Why "suburban"? Pound's  admission fingers the culture that sustained prejudice. If rural America was hostile to outsiders, it rarely had to be inconvenienced by them. And the big city allowed groups to self-segregate socially while keeping commerce uneasily, and unequally, integrated. Suburban anxiety was unique, built upon the fear of loss, hopefully a remote nightmare. To keep the fear at bay, the illusion of suburban purity, of households headed by June and Ward Cleaver, had to be maintained. The fiction is still powerful, Trump hopes. Suburbia is the fulcrum.

"The commuter towns and leafy developments circling Philadelphia and other U.S. cities — areas with increasing racial diversity and a growing number of college-educated voters — have been a clear source of trouble for the president and his party," says a July 25 Associated Press article, headlined "Trump plays on fears in campaigns for suburbs."

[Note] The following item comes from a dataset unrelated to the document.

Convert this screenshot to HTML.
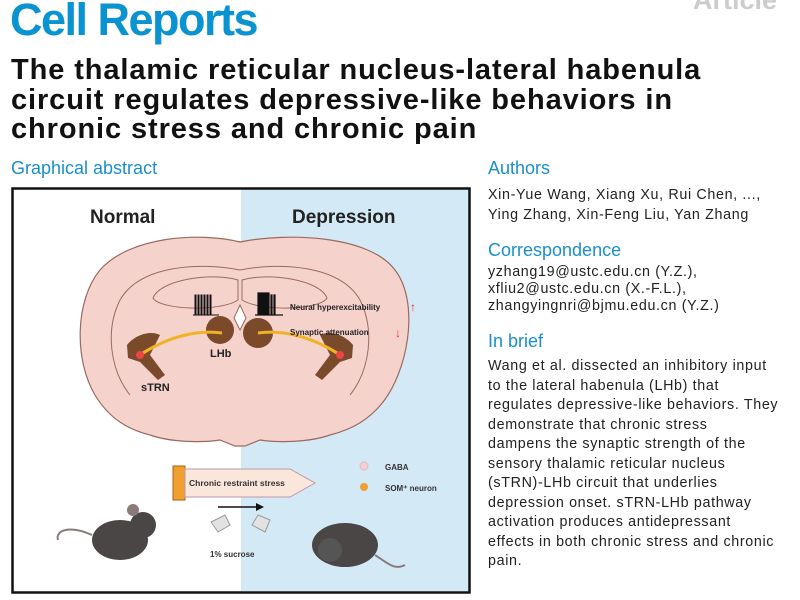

In his Paris Review interview, Pound told Donald Hall that tales of his post-frontier origin in Hailey, Idaho, could offer little explanation of his iconoclastic ways. "I grew up  near Philadelphia. The suburbs of Philadelphia." The adjective "suburban" was thus wisely chosen as an indicator of his notorious prejudice. Later in the interview, Pound said truly: "We suffer from the use of language to conceal thought and to withhold all vital and direct answers." That's one of many possible answers that could be put forward to explain the attractions of suburbanism.

And the suburban mindset might well be universal. In his expansive 1940 poem "New Year Letter," W.H. Auden describes humanity as "The children of a modest star, / Frail, backward, clinging to the granite / Skirts of a sensible old planet, / Our placid and suburban nurse."

The image is one that hints at desperation, an unavoidable dependence that we can't free ourselves from. Events may properly suggest that our earthly home is neither "sensible" nor "placid," but we are inclined to say well, let's go with that. Our suburban dreams demand it. That's what Trump and his supporters are counting on.